وَكُنَّا نُكَذِّبُ بِيَوْمِ الدّ۪ينِۙ

 

Ayet atıf harfi  وَ ‘la önceki ayettteki  لَمْ نَكُ ‘e matuftur. İsim cümlesidir. كُنَّا  nakıs mebni mazi fiildir. نَّا  mütekellim zamiri  كُنَّا ‘nın ismi olarak mahallen merfudur. نُكَذِّبُ  fiili  كُنَّا ‘nın haberi olarak mahalllen mansubdur. 

نُكَذِّبُ  damme ile merfû muzari fiildir. Faili müstetir olup takdiri  نحن ‘dur.  بِيَوْمِ  car mecruru  نُكَذِّبُ  fiiline mütealliktir.  الدّ۪ينِۙ  muzâfun ileyh olup kesra ile mecrurdur.  نُكَذِّبُ  fiili sülâsî mücerrede bir harf ilave edilerek mezid yapılan fiillerdendir. Fiil tef’il babındandır. Sülâsîsi  كذب ’dir.

Bu bab fiile çokluk (fiilin, failin veya mef‘ûlun çokluğu), bir tarafa yönelme, mef'ûlü herhangi bir vasfa nispet etmek, gidermek, bir terkibi kısaltmak, eylemin belli bir zaman diliminde meydana gelmesi, özneyi fiilin türediği şeye benzetmek, sayruret, isimden fiil türetmek, hazır olmak, bir şeyin aralıklarla tekrarlanması manalarını katar. 
 

وَكُنَّا نُكَذِّبُ بِيَوْمِ الدّ۪ينِۙ


Ayet mücrimlerin sözlerinin devamıdır. Atıf sebebi hükümde ortaklıktır. Cümleler arasında manen ve lafzen mutabakat mevcuttur. Nakıs fiil  كَان ’nin dahil olduğu, sübut ifade eden isim cümlesi faide-i haber ibtidaî kelamdır. 
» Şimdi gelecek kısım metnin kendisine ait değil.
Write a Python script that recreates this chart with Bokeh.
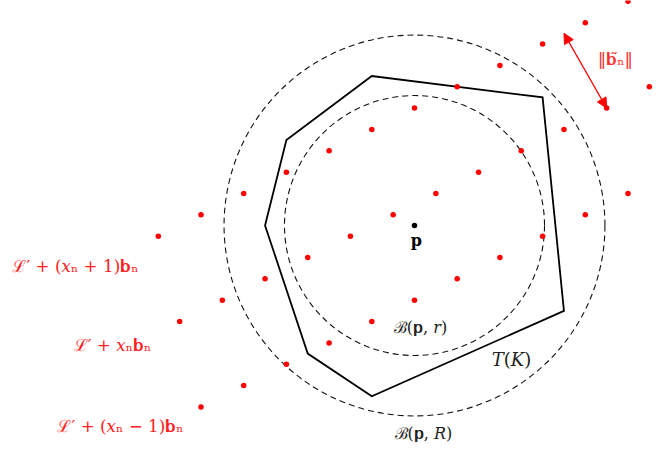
from bokeh.plotting import figure
from bokeh.models import Arrow, NormalHead
from bokeh.core.properties import value
from bokeh.embed import file_html
from bokeh.resources import INLINE

# Lattice points (units: lattice grid; p at the origin)
row_top_x = [-12, -10, -8, -6, -4, -2, 0, 2, 4, 6, 8, 10]
row_top_y = [-0.5, 0.5, 1.5, 2.5, 3.5, 4.5, 5.5, 6.5, 7.5, 8.5, 9.5, 10.5]
row_mid_x = [-11, -9, -7, -5, -3, -1, 1, 3, 5, 7, 9, 11]
row_mid_y = [-4.5, -3.5, -2.5, -1.5, -0.5, 0.5, 1.5, 2.5, 3.5, 4.5, 5.5, 6.5]
row_bot_x = [-10, -8, -6, -4, -2, 0, 2, 4, 6, 8, 10]
row_bot_y = [-8.5, -7.5, -6.5, -5.5, -4.5, -3.5, -2.5, -1.5, -0.5, 0.5, 1.5]

# Centre p and the two balls
p_x, p_y = [0.0], [0.0]
r_small = 6.09
r_large = 8.92

# Convex body T(K)
K_x = [-7, -6, -2, 6, 7, -2, -5]
K_y = [0, 4, 7, 6, -4, -8, -6]

# Arrow showing ||b~_n||
arrow_start = (7.0, 9.0)
arrow_end = (9.0, 5.5)

# Labels
row_labels = ["ℒ′ + (𝑥ₙ + 1)𝐛ₙ", "ℒ′ + 𝑥ₙ𝐛ₙ", "ℒ′ + (𝑥ₙ − 1)𝐛ₙ"]
row_label_x = [-15.88, -14.15, -13.77]
row_label_y = [-1.92, -5.62, -9.37]
ball_labels = ["ℬ(𝐩, 𝑟)", "ℬ(𝐩, 𝑅)"]
ball_label_x = [0.28, 0.42]
ball_label_y = [-4.78, -9.74]
body_label = "𝑇(𝐾)"
body_label_pos = (4.54, -6.28)
norm_label = "‖𝐛̃ₙ‖"
norm_label_pos = (9.41, 7.82)

RED = "#ff0000"
FONT = value("DejaVu Serif")

p = figure(width=668, height=450, x_range=(-19.391, 11.897), y_range=(-10.539, 10.539),
           x_axis_type=None, y_axis_type=None, toolbar_location=None,
           output_backend="svg", min_border=0, outline_line_color=None,
           background_fill_color="white", border_fill_color="white")
p.grid.visible = False

# dashed balls
p.circle(x=p_x, y=p_y, radius=r_small, fill_color=None, line_color="#111111",
         line_width=1.1, line_dash="6 4")
p.circle(x=p_x, y=p_y, radius=r_large, fill_color=None, line_color="#111111",
         line_width=1.1, line_dash="6 4")

# polygon
p.patch(x=K_x, y=K_y, fill_color=None, line_color="black", line_width=1.8,
        line_join="miter")

# lattice points
for xs, ys in [(row_top_x, row_top_y), (row_mid_x, row_mid_y), (row_bot_x, row_bot_y)]:
    p.scatter(x=xs, y=ys, size=5.5, color=RED, line_width=0)

# centre
p.scatter(x=p_x, y=p_y, size=5.5, color="black", line_width=0)
p.text(x=[0.09], y=[-0.72], text=["p"], text_font=FONT, text_font_style="bold",
       text_font_size="16px", text_align="center", text_baseline="middle",
       text_color="black")

# arrow
p.add_layout(Arrow(x_start=arrow_start[0], y_start=arrow_start[1],
                   x_end=arrow_end[0], y_end=arrow_end[1],
                   line_color=RED, line_width=1.2,
                   start=NormalHead(size=10, fill_color=RED, line_color=RED),
                   end=NormalHead(size=10, fill_color=RED, line_color=RED)))

p.text(x=[norm_label_pos[0]], y=[norm_label_pos[1]], text=[norm_label],
       text_font=FONT, text_font_size="17px", text_align="center",
       text_baseline="middle", text_color="#ff3030")

p.text(x=row_label_x, y=row_label_y, text=row_labels, text_font=FONT,
       text_font_size="16.8px", text_align="center", text_baseline="middle",
       text_color="#ff2020")
p.text(x=ball_label_x, y=ball_label_y, text=ball_labels, text_font=FONT,
       text_font_size="16px", text_align="center", text_baseline="middle",
       text_color="#222222")
p.text(x=[body_label_pos[0]], y=[body_label_pos[1]], text=[body_label], text_font=FONT,
       text_font_size="18px", text_align="center", text_baseline="middle",
       text_color="#222222")

open("out.html", "w").write(file_html(p, INLINE))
Müspet muzari fiil sıygasında faide-i haber talebî kelam olan  نُكَذِّبُ بِيَوْمِ الدّ۪ينِ  cümlesi, كَان ‘nin haberidir.

كَان ’nin haberinin muzari fiil cümlesi olarak gelmesi hükmü takviye, hudûs ve teceddüt ifade eder. Muzari fiil tecessüm özelliği sayesinde muhatabın muhayyilesini harekete geçirerek olayı daha iyi anlamasını sağlar.

Muzari fiilin geldiği hallerde çoğunlukla bu gaye mevcuttur. Muzari fiilin kullanımıyla sahne muhatabın gözünde sanki o anda canlanır. Bu da insanı etkiler. (Fatma Serap Karamollaoğlu, Kur'an Işığında Belâgat Dersleri Meânî İlmi)

كَان ’nin haberinin muzari fiili olarak gelmesi, durumun yenilenerek tekrar ettiğine (teceddüt) işaret eder. (Hâlidî, Vakafât, s.103)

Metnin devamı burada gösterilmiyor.